Major institutional investors must report any changes made to their portfolio and its composition to the SEC within 45 days of the end of each calendar quarter. The data obtained by Reuters from the SEC’s database reflect those firms that had submitted their filings as of mid-morning on Friday. The data does not capture changes to their portfolios they may have made since April 1.
These institutional investors also were eager buyers of data center companies, a category that includes firms like Digital Realty, and utilities. So far, 13-F filings reveal there were no sellers of utilities stocks during the first quarter, while nearly 3,500 filers reported net buying.
The data appear to show that institutional investors are being more selective when it comes to the “Magnificent Seven” AI giants — a cohort that also includes Meta and Microsoft, amid ongoing uncertainty during the first quarter about whether they could sustain the pace of spending on AI and their growth. Sellers outnumbered buyers by a narrow margin during the period, according to the 13-F data.
Among the 143 investors who initiated a position in Palantir, another high-profile technology player, was Mubadala Capital, the sovereign wealth fund of the UAE. It acquired a small position valued at $9.9 million during the first quarter, according to its filing.

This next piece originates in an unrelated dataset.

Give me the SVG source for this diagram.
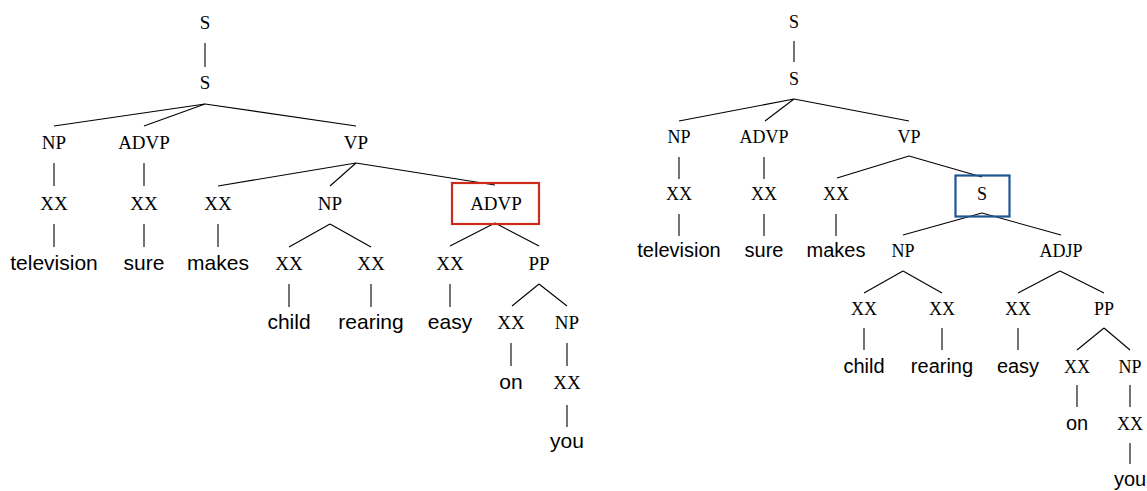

Mubadala also initiated a position in Shopify, one of the software-as-a-service stocks slammed during the first quarter by fears that AI will disrupt their business models and derail their profitability. But for a group of 20 U.S.-listed stocks in that category, Reuters found that overall, institutions were more prone to sell than to buy amidst the carnage, with 397 liquidating one or more positions.
Market segments where buying outstripped selling included the semiconductor space, with more than 4,100 investors adding to or initiating positions in the segment during the quarter, even as share prices began to rally sharply.